Tuesday, April 20, 2010

"Two Brooklyn school co-workers share one dream to adopt in Haiti,"
By Ben Chapman - NEW YORK DAILY NEWS



For five years they've shared an office at a Brooklyn school - and now they share a dream.

Assistant Principals Henry Renelus and Regina Tottenham only recently learned they are both adopting young children victimized by the Haiti earthquake.

The two, administrators at P368K Star Academy in Bedford-Stuyvesant, have already traveled to Haiti together with their spouses and are working toward adopting kids they met.

"I guess we're more alike than we thought," said Renelus, 36, who was born in Haiti and lives in Nassau County with his wife and their three kids. "We're both blessed to be able to help."

As colleagues, the two worked just a few feet apart at the K-12 school for children with autism and other issues.

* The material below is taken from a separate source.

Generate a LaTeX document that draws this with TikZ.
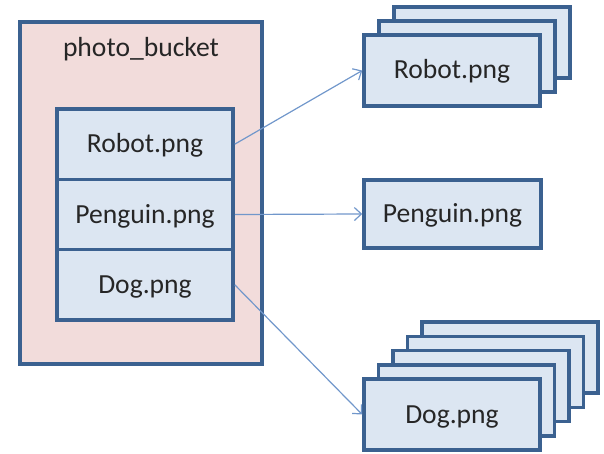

They were friendly but never spent time together outside work, until they left for a week-long trip to Haiti last month.

When Renelus told Tottenham of his plan to adopt a Haitian child during a school meeting on Feb. 22, she was shocked.

"You're flippin' kidding me," recounted Tottenham, 43, who lives in Williamsburg with her 3-year-old son and husband. "I was thinking the same thing."

The couples' trip to Haiti was tough to take.

"What we saw there broke our hearts," said Renelus, who moved to Brooklyn when he was 12. "The destruction is unbelievable."

The couples visited Bon Samaritan, an orphanage where 55 kids sleep in tents about 20 miles north of Port-au-Prince.

Tottenham plans to return in six months to adopt an 8-month-old girl, Charlinde, who was left in a basket by her mother after the quake.

Right now, the docile baby with braided hair gets only one small meal of rice each day - and has no diapers.

Renelus visited his cousin, Fitzner Renelus, 46, who lives with his wife and six kids in Croix-des-Bouquets, about eight miles outside the capital.

The family's house was flattened by the earthquake, and they now live in tents made of bedsheets, with little water and food.

After a tearful reunion, the family decided Renelus will adopt two boys, Obedson, 5, and John Peterson, 16, chosen because the younger is Renelus' godson and the older boy can look out for his younger brother in America.

"I'd send all of my children away if I could," their father Fitzner told The News in a phone call. "Only God knows when life in Haiti will return to normal."